En ce sens, on comprend le ridicule des représentants politiques et de la presse en Occident exigeant que la Russie arrête d’attaquer les opposants « modérés ». L’écrasement de ces opposants du régime d’Assad fait partie des objectifs centraux de la Russie en Syrie.

Dans un même temps, les alliés des puissances occidentales tentent aussi d’avancer leur pion pour atteindre leurs objectifs. Et ces objectifs ne sont pas toujours les mêmes que ceux de leurs partenaires impérialistes. Ainsi, pour la Turquie, l’objectif principal en Syrie n’est nullement de combattre Daesh mais d’empêcher que les kurdes de Syrie sortent renforcés de ce conflit. Celle-ci ne va donc pas s’attaquer à Daesh si cela permet que les forces kurdes progressent.
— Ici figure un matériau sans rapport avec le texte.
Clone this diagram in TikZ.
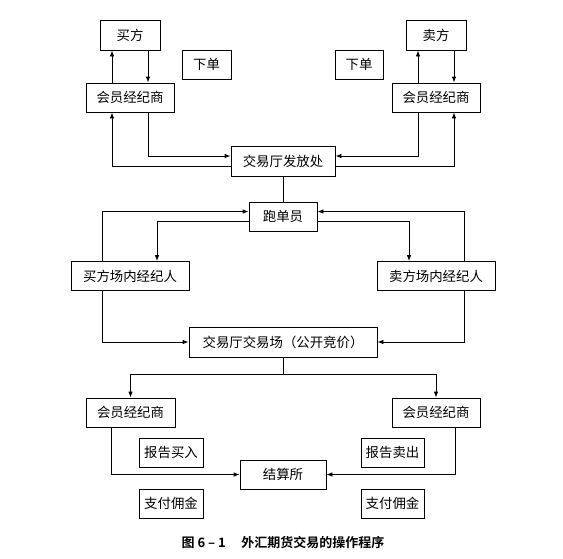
\documentclass[tikz,border=0pt]{standalone}
\usepackage{fontspec}
\setmainfont{Noto Sans CJK SC}
\newfontfamily\capfont{Noto Sans CJK SC Bold}
\usetikzlibrary{arrows.meta}
\begin{document}
\begin{tikzpicture}[x=1pt,y=-1pt,
  box/.style={draw,line width=0.8pt,inner sep=0pt,minimum height=29pt,font=\fontsize{13.4}{15}\selectfont},
  arr/.style={line width=0.8pt,-{Latex[length=6pt,width=4.5pt]}},
  ln/.style={line width=0.8pt}]
\useasboundingbox (0,0) rectangle (563,558);
% top
\node[box,minimum width=60pt,minimum height=30pt] (buyer) at (130,35) {买方};
\node[box,minimum width=60pt,minimum height=30pt] (seller) at (436,35) {卖方};
\node[box,minimum width=49pt] (xd1) at (206.5,64.5) {下单};
\node[box,minimum width=48pt] (xd2) at (359,64.5) {下单};
\node[box,minimum width=88pt] (m1) at (130,97.5) {会员经纪商};
\node[box,minimum width=88pt] (m2) at (436,97.5) {会员经纪商};
\node[box,minimum width=104pt,minimum height=30pt] (hall) at (283,161) {交易厅发放处};
\node[box,minimum width=68pt] (runner) at (283,216.5) {跑单员};
\node[box,minimum width=118pt] (fb) at (130,276) {买方场内经纪人};
\node[box,minimum width=118pt] (fs) at (436,276) {卖方场内经纪人};
\node[box,minimum width=188pt,minimum height=30pt] (floor) at (283,342) {交易厅交易场（公开竞价）};
\coordinate (split) at (283,374);
\node[box,minimum width=89pt] (m3) at (130.5,412.5) {会员经纪商};
\node[box,minimum width=88pt] (m4) at (436,412.5) {会员经纪商};
\node[box,minimum width=64pt] (rb) at (171,452.5) {报告买入};
\node[box,minimum width=63pt] (rs) at (392.5,452.5) {报告卖出};
\node[box,minimum width=86pt] (clr) at (283,474.5) {结算所};
\node[box,minimum width=64pt] (pb) at (171,503.5) {支付佣金};
\node[box,minimum width=63pt] (ps) at (392.5,503.5) {支付佣金};
\node[font=\capfont\fontsize{13}{15}\selectfont] (cap) at (283,543) {图 6 – 1\hspace{1.2em}外汇期货交易的操作程序};
% connectors top-left
\draw[arr] ([xshift=-18pt]m1.north) -- ([xshift=-18pt]buyer.south);
\draw[arr] ([xshift=18pt]buyer.south) -- ([xshift=18pt]m1.north);
\draw[arr] ([xshift=18pt]m1.south) |- ([yshift=5pt]hall.west);
\draw[arr] ([yshift=-5pt]hall.west) -| ([xshift=-18pt]m1.south);
% top-right
\draw[arr] ([xshift=-18pt]m2.north) -- ([xshift=-18pt]seller.south);
\draw[arr] ([xshift=18pt]seller.south) -- ([xshift=18pt]m2.north);
\draw[arr] ([xshift=-18pt]m2.south) |- ([yshift=5pt]hall.east);
\draw[arr] ([yshift=-5pt]hall.east) -| ([xshift=18pt]m2.south);
% hall to runner
\draw[ln] (hall.south) -- (runner.north);
% runner loops
\draw[arr] ([xshift=-28pt]fb.north) |- ([yshift=5pt]runner.west);
\draw[arr] ([yshift=-5pt]runner.west) -| ([xshift=27pt]fb.north);
\draw[arr] ([xshift=28pt]fs.north) |- ([yshift=5pt]runner.east);
\draw[arr] ([yshift=-5pt]runner.east) -| ([xshift=-27pt]fs.north);
% to floor
\draw[arr] ([xshift=-28pt]fb.south) |- (floor.west);
\draw[arr] ([xshift=28pt]fs.south) |- (floor.east);
% floor split
\draw[ln] (floor.south) -- (split);
\draw[arr] (split) -| (m3.north);
\draw[arr] (split) -| (m4.north);
% to clearing
\draw[arr] ([xshift=-19pt]m3.south) |- (clr.west);
\draw[arr] ([xshift=19pt]m4.south) |- (clr.east);
\end{tikzpicture}
\end{document}
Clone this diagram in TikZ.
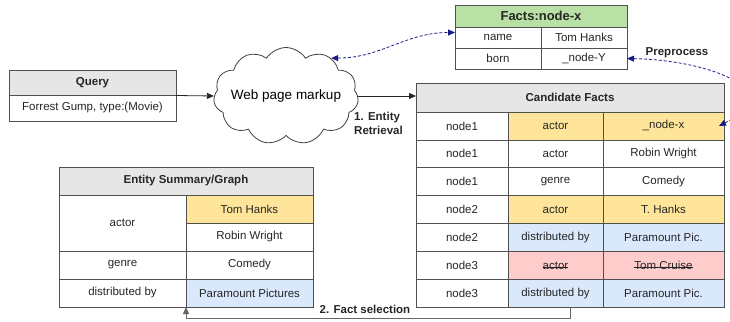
\documentclass[tikz,border=0pt]{standalone}
\usepackage{fontspec}
\setmainfont{Liberation Sans}
\usepackage{tikz}
\usetikzlibrary{shapes.symbols, arrows.meta, positioning, fit, calc}
\definecolor{headgray}{RGB}{230,230,230}
\definecolor{headgreen}{RGB}{185,224,165}
\definecolor{hlyellow}{RGB}{255,229,153}
\definecolor{hlblue}{RGB}{218,232,252}
\definecolor{hlred}{RGB}{255,204,204}
\definecolor{linkblue}{RGB}{25,25,135}
\definecolor{cellborder}{RGB}{80,80,80}
\newcommand{\strikeout}[1]{\leavevmode\setbox0\hbox{#1}\rlap{\raisebox{0.33ex}{\rule{\wd0}{0.6pt}}}\box0}
\tikzset{
    cell/.style={rectangle, draw=cellborder, line width=0.8pt, inner sep=0pt, outer sep=0pt, font=\fontsize{11.5}{13}\selectfont, text=black!85},
    headcell/.style={cell, fill=headgray, font=\fontsize{11.5}{13}\selectfont\bfseries},
    arrow/.style={-{Triangle[length=7pt, width=6pt]}, line width=0.8pt, black!85},
    linkarrow/.style={{Triangle[length=7pt, width=6pt]}-{Triangle[length=7pt, width=6pt]}, densely dashed, linkblue, line width=0.8pt},
    steplabel/.style={font=\fontsize{11.5}{14}\selectfont\bfseries, text=black!85, align=left, inner sep=0pt},
}

\begin{document}
\begin{tikzpicture}[
    x=1pt, y=1pt,
    fxcell/.style={cell, minimum width=86, minimum height=21},
    qcell/.style={cell, minimum width=167},
    ca/.style={cell, minimum width=92, minimum height=27.9},
    cb/.style={cell, minimum width=95, minimum height=27.9},
    cc/.style={cell, minimum width=121, minimum height=27.9},
    ecell/.style={cell, minimum width=127, minimum height=28},
    selarrow/.style={arrow, black!60, line width=1pt}
]
\useasboundingbox (0,0) rectangle (730,-321);

\node[headcell, fill=headgreen, minimum width=172, minimum height=22, anchor=north west, font=\fontsize{13}{15}\selectfont\bfseries] (fx-title) at (455,-5) {Facts:node-x};
\node[fxcell, below right=0pt and 0pt of fx-title.south west] (fx-name) {name};
\node[fxcell, right=0pt of fx-name] (fx-hanks) {Tom Hanks};
\node[fxcell, below=0pt of fx-name] (fx-born) {born};
\node[fxcell, right=0pt of fx-born] (fx-nodey) {\_node-Y};

\node[qcell, headcell, minimum height=25, anchor=north west] (query-title) at (9,-70) {Query};
\node[qcell, minimum height=26, below=0pt of query-title] (query-text) {Forrest Gump, type:(Movie)};
\node[fit=(query-title)(query-text), inner sep=0pt] (query-box) {};

% the cloud keeps its own size, the label is not allowed to widen it
\node[cloud, draw=black!75, fill=white, line width=0.8pt, cloud puffs=11, cloud puff arc=115, aspect=1.5, minimum width=145, minimum height=97, inner sep=0pt, font=\fontsize{13.5}{15}\selectfont] (markup) at (286,-96) {\makebox[0pt]{Web page markup}};

\node[headcell, minimum width=308, minimum height=29, anchor=north west] (cand-title) at (416,-83) {Candidate Facts};
\node[ca, below right=0pt and 0pt of cand-title.south west] (cand-1a) {node1};
\node[cb, fill=hlyellow, right=0pt of cand-1a] (cand-1b) {actor};
\node[cc, fill=hlyellow, right=0pt of cand-1b] (cand-1c) {\_node-x};
\node[ca, below=0pt of cand-1a] (cand-2a) {node1};
\node[cb, right=0pt of cand-2a] (cand-2b) {actor};
\node[cc, right=0pt of cand-2b] (cand-2c) {Robin Wright};
\node[ca, below=0pt of cand-2a] (cand-3a) {node1};
\node[cb, right=0pt of cand-3a] (cand-3b) {genre};
\node[cc, right=0pt of cand-3b] (cand-3c) {Comedy};
\node[ca, below=0pt of cand-3a] (cand-4a) {node2};
\node[cb, fill=hlyellow, right=0pt of cand-4a] (cand-4b) {actor};
\node[cc, fill=hlyellow, right=0pt of cand-4b] (cand-4c) {T. Hanks};
\node[ca, below=0pt of cand-4a] (cand-5a) {node2};
\node[cb, fill=hlblue, right=0pt of cand-5a] (cand-5b) {distributed by};
\node[cc, fill=hlblue, right=0pt of cand-5b] (cand-5c) {Paramount Pic.};
\node[ca, below=0pt of cand-5a] (cand-6a) {node3};
\node[cb, fill=hlred, right=0pt of cand-6a] (cand-6b) {\strikeout{actor}};
\node[cc, fill=hlred, right=0pt of cand-6b] (cand-6c) {\strikeout{Tom Cruise}};
\node[ca, below=0pt of cand-6a] (cand-7a) {node3};
\node[cb, fill=hlblue, right=0pt of cand-7a] (cand-7b) {distributed by};
\node[cc, fill=hlblue, right=0pt of cand-7b] (cand-7c) {Paramount Pic.};

\node[headcell, minimum width=254, minimum height=28, anchor=north west] (ent-title) at (59,-167) {Entity Summary/Graph};
\node[ecell, minimum height=56, below right=0pt and 0pt of ent-title.south west] (ent-actor) {actor};
\node[ecell, fill=hlyellow, below left=0pt and 0pt of ent-title.south east] (ent-hanks) {Tom Hanks};
\node[ecell, below=0pt of ent-hanks] (ent-wright) {Robin Wright};
\node[ecell, below=0pt of ent-actor] (ent-genre) {genre};
\node[ecell, right=0pt of ent-genre] (ent-comedy) {Comedy};
\node[ecell, below=0pt of ent-genre] (ent-dist) {distributed by};
\node[ecell, fill=hlblue, right=0pt of ent-dist] (ent-paramount) {Paramount Pictures};

\node[steplabel, anchor=north west] (retrieval-label) at (354,-112) {1. Entity\\Retrieval};
\node[steplabel] (preprocess-label) at (677,-53) {Preprocess};
\node[steplabel] (select-label) at (365,-309) {2. Fact selection};

\coordinate (select-start) at (570,-307);

\draw[arrow] (query-box.east) -- (markup.west);
\draw[arrow] (markup.east) -- (cand-title.west |- markup.east);

\draw[linkarrow] (markup.40) to[out=0, in=180] ([yshift=5]fx-name.west);
\draw[linkarrow] (fx-nodey.east) .. controls +(80,-1.5) and +(71,36) .. ([xshift=-5]cand-1c.east);

\draw[selarrow] (select-start) -- ++(0,-11) -| (ent-paramount.south west);

\end{tikzpicture}
\end{document}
Au contraire, le régime d’Erdogan pourrait avoir plutôt tendance à aider directement ou indirectement Daesh et toutes les forces hostiles aux combattants kurdes.

Le problème qui se pose pour la Turquie actuellement, c’est que les États-Unis, dans leur tournant pragmatique en Syrie, deviennent des alliés conjoncturels des forces kurdes en Syrie, les seuls ayant réellement connu des victoires sur Daesh. Bien entendu, cette conjoncture fragilise l’alliance américano-turque.

L’Arabie Saoudite, quant à elle, voit dans le conflit syrien un moyen d’augmenter son influence et surtout bloquer le développement de l’influence iranienne, son rival régional. Ainsi, l’Arabie Saoudite ne va pas s’engager dans la lutte contre Daesh tant qu’elle ne s’assurera que cela ne va pas favoriser les alliés de l’Iran (Assad) et l’Iran lui-même en Syrie.

On comprend alors que l’avancée des forces d’Assad, appuyées par la Russie et l’Iran sur le champ de bataille, pousse la Turquie et l’Arabie Saoudite à envisager d’envoyer leurs propres troupes sur le terrain. Il ne s’agit en effet d’aucune tentative de sauver des forces démocratiques, ni de lutte contre le « terrorisme », mais de poursuivre leurs propres objectifs qui ne sont pas moins réactionnaires que ceux du régime d’Assad ou de Poutine.

Pour le moment, aussi bien Ankara que Riyad déclarent que leur mission en Syrie devrait être soutenue par les États-Unis. Or, ceux-ci, ainsi que les européens, ne veulent surtout pas que tout ceci ait lieu, notamment sur le fait que la Turquie s’engage en Syrie. Le risque étant que cela conduira sans aucun doute à des affrontements avec la Russie. L’OTAN serait alors dans un dilemme très difficile : soit soutenir un État membre, embarqué dans une aventure militaire et attaqué par une puissance nucléaire comme la Russie, soit rester en retrait et voir sa crédibilité affectée et, à terme, risquer l’explosion de l’Alliance Transatlantique.

À cela, il faudrait ajouter que les États-Unis voient (aujourd’hui) comme principal objectif en Syrie-Irak la défaite de Daesh afin de la présenter comme la fin de leur mission dans la région, et pouvoir pivoter dans un second temps leur politique internationale vers l’Asie-Pacifique. Mais cela ne sera pas si facile étant donné le chaos existant sur le terrain, conséquence en grande partie des interventions militaires impérialistes dans la région.

Les puissances de l’UE, quant à elles, cherchent de manière très pragmatique à faire en sorte que la guerre s’arrête pour mettre un terme au flux de réfugiés qui arrivent sur le continent depuis au moins un an. En ce sens, une intervention de la Turquie et de l’Arabie Saoudite pourrait avoir comme conséquence d’augmenter le flux migratoire vers l’Europe.

Comme on le voit, la direction politique, aussi bien des impérialistes et de leurs alliés régionaux, de la Turquie et l’Arabie Saoudite que celle de la Russie, de l’Iran et du régime Assad, est en train de préparer des troubles géopolitiques et sociaux néfastes dans toute la région et bien au-delà encore. En ce sens, il est inévitable que des phénomènes réactionnaires comme Daesh continuent à surgir, notamment face à l’absence d’alternative révolutionnaire pour les travailleurs et les classes populaires de Syrie qui s’opposent clairement à l’impérialisme, ainsi qu’à toutes les factions des classes dominantes locales.